_Data provided_.
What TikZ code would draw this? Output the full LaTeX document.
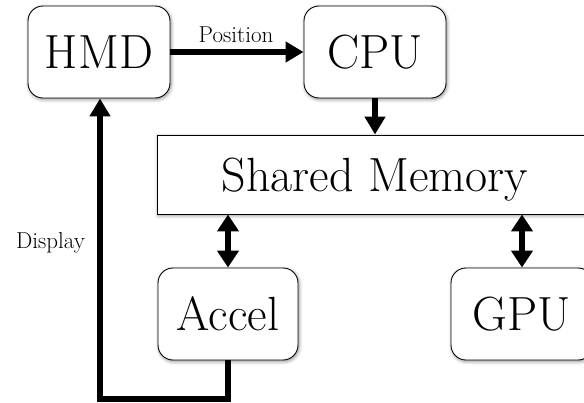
\documentclass[tikz,border=0pt]{standalone}
\usetikzlibrary{arrows.meta,shadows.blur}

\tikzset{
  box/.style={draw=black, line width=0.9pt, fill=white, rounded corners=15pt,
    minimum width=142pt, minimum height=92pt, inner sep=0pt, text depth=0pt,
    font=\fontsize{48}{55}\selectfont,
    blur shadow={shadow xshift=1pt, shadow yshift=-1.5pt, shadow blur radius=3.5pt, shadow opacity=45}},
  membox/.style={box, rounded corners=0pt, minimum width=436pt, minimum height=79pt},
  flow/.style={line width=6pt, -{Triangle[length=18pt,width=20pt]}},
  dualflow/.style={line width=6pt, {Triangle[length=17pt,width=21pt]}-{Triangle[length=17pt,width=21pt]}},
  loopline/.style={line width=6pt, miter limit=10, -{Triangle[length=18pt,width=20pt]}},
  caption/.style={font=\fontsize{23}{27}\selectfont, inner sep=0pt, anchor=base}
}

\begin{document}
\begin{tikzpicture}[x=1pt, y=-1pt]
  \clip (0,0) rectangle (584,402);

  % processing units
  \node[box]    (hmd)   at (99,52)    {HMD};
  \node[box]    (cpu)   at (375,52)   {CPU};
  \node[membox] (mem)   at (375,174.5) {Shared Memory};
  \node[box, minimum width=140pt] (accel) at (228,314) {Accel};
  \node[box]    (gpu)   at (522,314)  {GPU};

  % data paths
  \draw[flow] (hmd.east) -- (cpu.west);
  \node[caption] (poslabel) at (236,42) {Position};

  \draw[flow] (cpu.south) -- (cpu.south |- mem.north);
  \draw[dualflow] (accel.north |- mem.south) -- (accel.north);
  \draw[dualflow] (gpu.north |- mem.south) -- (gpu.north);

  % display return path
  \coordinate (loopcorner) at (100,398.5);
  \draw[loopline] (accel.south) |- (loopcorner) -- (loopcorner |- hmd.south);
  \node[caption] (displabel) at (50.5,248) {Display};
\end{tikzpicture}
\end{document}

_The problem_. Would you reproduce the lines above, from the very first through the line containing "(poslabel) at (236,42)", exactly and without the pictures?

_In response_.
What TikZ code would draw this? Output the full LaTeX document.
\documentclass[tikz,border=0pt]{standalone}
\usetikzlibrary{arrows.meta,shadows.blur}

\tikzset{
  box/.style={draw=black, line width=0.9pt, fill=white, rounded corners=15pt,
    minimum width=142pt, minimum height=92pt, inner sep=0pt, text depth=0pt,
    font=\fontsize{48}{55}\selectfont,
    blur shadow={shadow xshift=1pt, shadow yshift=-1.5pt, shadow blur radius=3.5pt, shadow opacity=45}},
  membox/.style={box, rounded corners=0pt, minimum width=436pt, minimum height=79pt},
  flow/.style={line width=6pt, -{Triangle[length=18pt,width=20pt]}},
  dualflow/.style={line width=6pt, {Triangle[length=17pt,width=21pt]}-{Triangle[length=17pt,width=21pt]}},
  loopline/.style={line width=6pt, miter limit=10, -{Triangle[length=18pt,width=20pt]}},
  caption/.style={font=\fontsize{23}{27}\selectfont, inner sep=0pt, anchor=base}
}

\begin{document}
\begin{tikzpicture}[x=1pt, y=-1pt]
  \clip (0,0) rectangle (584,402);

  % processing units
  \node[box]    (hmd)   at (99,52)    {HMD};
  \node[box]    (cpu)   at (375,52)   {CPU};
  \node[membox] (mem)   at (375,174.5) {Shared Memory};
  \node[box, minimum width=140pt] (accel) at (228,314) {Accel};
  \node[box]    (gpu)   at (522,314)  {GPU};

  % data paths
  \draw[flow] (hmd.east) -- (cpu.west);
  \node[caption] (poslabel) at (236,42) {Position};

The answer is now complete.